Scientists and other experts are calling on governments to start including animal welfare in sustainable development governance now in order to work towards a healthier, more resilient, and more sustainable world for all.
The CABI One Health journal has published a commentary from a team of experts ahead of the UN Stockholm+50 Conference on 2 and 3 June 2022. The commentary explains why animals matter for sustainable development and why sustainable development matters for animals, and calls on governments to ‘recognize the importance of animal welfare for sustainable development, and to aspire to harm animals less and benefit them more as part of sustainable development governance.’
As of 23 May 2022, the commentary had already been supported by over 180 experts in policy, law, ethics, and science.
Stockholm+50 will commemorate the 1972 United Nations Conference on the Human Environment and celebrate 50 years of global environmental action. The event aims to act as a springboard accelerate the implementation of the UN Decade of Action to deliver the Sustainable Development Goals, including the 2030 Agenda, Paris Agreement on climate change, the post-2020 global Biodiversity Framework. It also aims to encourage the adoption of green post-COVID-19 recovery plans.
However, the commentary highlights that in the 50 years since the first UN Conference on the Human Environment, animal welfare continues to be neglected in sustainable development governance. As a stark example, the 2030 Agenda for Sustainable Development includes 169 targets, some of which deal with protecting animal species, biodiversity, and habitats. Yet the Agenda does not consider animal welfare. According to the authors, this is an important oversight.

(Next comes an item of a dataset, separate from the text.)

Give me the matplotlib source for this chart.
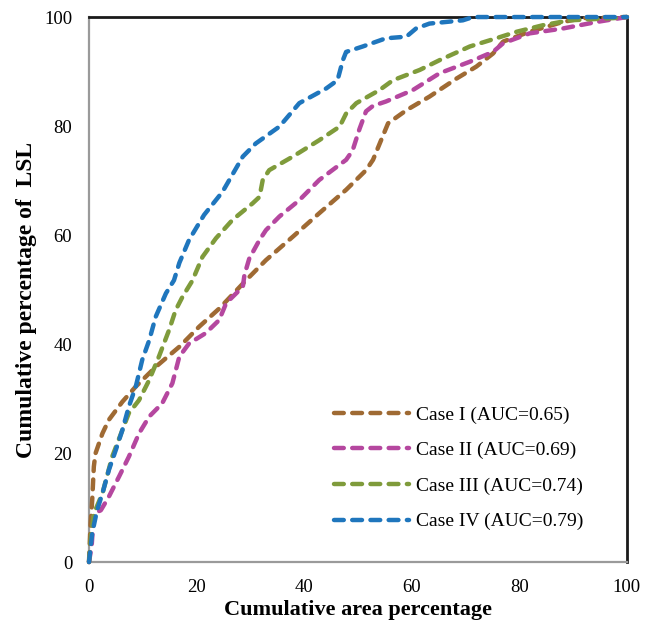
"""
Cumulative percentage of LSL versus cumulative area percentage (success-rate curves).
"""

import matplotlib
matplotlib.use("Agg")
import matplotlib.pyplot as plt

# Case I (AUC=0.65)
case1_x = [0, 0.3, 0.6, 0.9, 1.2, 2.5, 3.7, 6.2, 8.7, 12.4, 16.8, 20.5, 24.2, 29.2, 32.9,
           37.9, 42.8, 47.8, 51.5, 52.8, 54.3, 55.6, 59.0, 63.3, 68.3, 72.0, 75.1, 77.0,
           81.9, 88.1, 91.8, 100]
case1_y = [0, 7.1, 11.4, 17.5, 19.9, 23.6, 26.1, 29.4, 32.2, 35.8, 39.5, 43.2, 46.5, 51.7,
           55.4, 59.7, 64.0, 68.3, 71.9, 73.8, 77.4, 80.5, 82.9, 85.4, 88.7, 90.9, 93.3,
           95.5, 97.3, 99.1, 99.8, 100]

# Case II (AUC=0.69)
case2_x = [0, 0.5, 0.9, 2.2, 3.7, 5.6, 7.4, 9.3, 11.2, 13.6, 15.5, 16.8, 18.6, 21.7, 24.2,
           25.5, 28.6, 28.9, 29.8, 31.7, 32.9, 35.4, 39.1, 42.8, 47.8, 49.0, 50.3, 51.5,
           52.8, 55.2, 60.2, 65.2, 70.8, 75.1, 77.0, 81.9, 88.1, 94.4, 100]
case2_y = [0, 3.0, 8.9, 9.5, 12.0, 15.7, 19.3, 23.6, 26.7, 29.1, 32.8, 37.7, 40.1, 42.0,
           44.4, 47.5, 50.5, 52.7, 55.7, 59.1, 60.9, 63.4, 66.4, 70.1, 73.8, 75.5, 79.5,
           82.7, 83.7, 84.5, 86.6, 89.7, 91.8, 93.6, 95.2, 97.0, 97.9, 99.1, 100]

# Case III (AUC=0.74)
case3_x = [0, 0.4, 0.9, 2.5, 4.3, 6.2, 7.4, 9.3, 11.2, 13.0, 14.9, 16.1, 17.4, 19.2, 21.1,
           23.6, 26.7, 30.4, 31.7, 32.3, 33.5, 37.9, 42.8, 46.6, 47.8, 49.7, 54.0, 56.5,
           61.5, 65.2, 70.8, 75.7, 79.5, 84.4, 89.4, 97.5, 100]
case3_y = [0, 5.0, 8.9, 12.6, 19.3, 24.2, 27.3, 29.7, 33.4, 37.7, 42.6, 46.2, 48.7, 51.6,
           56.0, 59.4, 62.8, 65.8, 67.0, 70.1, 71.9, 74.4, 77.4, 79.9, 82.3, 84.2, 86.6,
           88.4, 90.3, 92.1, 94.6, 96.1, 97.3, 98.5, 99.4, 99.8, 100]

# Case IV (AUC=0.79)
case4_x = [0, 0.6, 1.5, 2.5, 3.7, 5.0, 6.2, 7.4, 8.7, 9.9, 11.2, 12.4, 14.3, 15.8, 16.8,
           18.6, 21.4, 24.8, 28.6, 31.0, 35.4, 39.1, 44.1, 46.2, 47.2, 47.8, 50.9, 55.2,
           59.0, 60.8, 63.3, 69.5, 71.4, 100]
case4_y = [0, 5.3, 9.5, 12.6, 16.9, 20.6, 24.2, 28.5, 32.2, 37.1, 40.7, 45.0, 49.3, 51.7,
           54.9, 59.1, 63.7, 67.9, 74.4, 76.8, 79.9, 84.2, 86.9, 88.4, 92.1, 93.6, 94.6,
           96.1, 96.4, 97.9, 98.8, 99.4, 100, 100]

labels = ["Case I (AUC=0.65)", "Case II (AUC=0.69)", "Case III (AUC=0.74)", "Case IV (AUC=0.79)"]
colors = ["#9f6a33", "#b5479f", "#7f9b3b", "#1f76bd"]
ticks = [0, 20, 40, 60, 80, 100]

plt.rcParams["font.family"] = ["Liberation Serif", "DejaVu Serif"]

fig = plt.figure(figsize=(6.51, 6.31), dpi=100)
ax = fig.add_axes([0.1367, 0.1093, 0.8263, 0.8637])

series = [(case1_x, case1_y), (case2_x, case2_y), (case3_x, case3_y), (case4_x, case4_y)]
for (xs, ys), label, color in zip(series, labels, colors):
    ax.plot(xs, ys, color=color, linewidth=3.2, linestyle=(0, (2.2, 1.9)),
            dash_capstyle="round", label=label, clip_on=False, zorder=3)

ax.set_xlim(0, 100)
ax.set_ylim(0, 100)
ax.set_xticks(ticks)
ax.set_yticks(ticks)
ax.tick_params(length=0, labelsize=13.5, pad=12)

# Excel-like frame: grey axis lines, dark plot border
for side in ["left", "bottom"]:
    ax.spines[side].set_color("#9a9a9a")
    ax.spines[side].set_linewidth(1.6)
for side in ["top", "right"]:
    ax.spines[side].set_color("#1a1a1a")
    ax.spines[side].set_linewidth(2.0)

ax.set_xlabel("Cumulative area percentage", fontsize=16, fontweight="bold", labelpad=3)
ax.set_ylabel("Cumulative percentage of  LSL", fontsize=17, fontweight="bold")
ax.yaxis.set_label_coords(-0.097, 0.481)

ax.legend(loc="center left", bbox_to_anchor=(0.441, 0.172), frameon=False, fontsize=14,
          handlelength=3.85, handletextpad=0.36, labelspacing=0.92,
          borderpad=0.4, borderaxespad=0)

fig.savefig("out.png", dpi=100)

“Human, animal, and environmental health are linked,” explained Jeff Sebo, Clinical Associate Professor of Environmental Studies, Affiliated Professor of Bioethics, Medical Ethics, Philosophy, and Law, and Director of the Animal Studies M.A. Program at New York University, and a lead author of the commentary. “Governments need to take steps to include animals in sustainable development governance for the sake of human and nonhuman animals alike.”
As an example of how our treatment of animals affects our ability to achieve sustainable development, the commentary emphasizes that animal agriculture is a leading contributor to climate change. It also notes that in most cases animal agriculture consumes ‘much more land and water’ and produces ‘much more waste and pollution’ than plant-based alternatives.
The commentary emphasizes that industrial animal agriculture contributes to infectious disease emergence as well. This food system keeps domesticated animals in cramped conditions and overuses antibiotics to stimulate growth and suppress disease, thereby allowing infectious diseases to develop and spread. The current bird flu outbreaks, which have already led to the culling of millions of birds worldwide, illustrate this risk all too well.
“COVID-19 reminds us that industries like industrial animal agriculture and the wildlife trade not only harm and kill many animals per year but also contribute to global health and environmental threats that imperil us all,” said Cleo Verkuijl, Research Fellow at the Stockholm Environment Institute and the other lead author of the commentary.
The commentary highlights the ‘One Health’ approach – which recognises the interlinkages between human, animal, and environmental health – as a ‘promising framework for improving global health’ but notes that ‘standard interpretations of One Health are ‘anthropocentric, in that they tend to value non-human animals primarily for the sake of humans, which can lead to policies that harm and neglect non-humans unnecessarily.’
The experts welcome additional signatories to their call for governments to recognise the ‘intrinsic value of animals and consider their interests when making policy decisions that affect them.’ They also call on governments to ‘support informational, financial, and regulatory policies that reduce our use of animals and increase our support for animals in co-beneficial ways,’ and to reflect the importance of animal welfare in Stockholm+50 and other UN outcome documents.
“For high income and low income countries alike, there are significant environmental, health, and economic benefits to improving animal welfare,” stressed Maria José Hötzel, Professor of Applied Ethology and Animal Welfare at the Federal University of Santa Catarina, Brazil. “Governments cannot afford to wait another 50 years to take this issue seriously,” she added.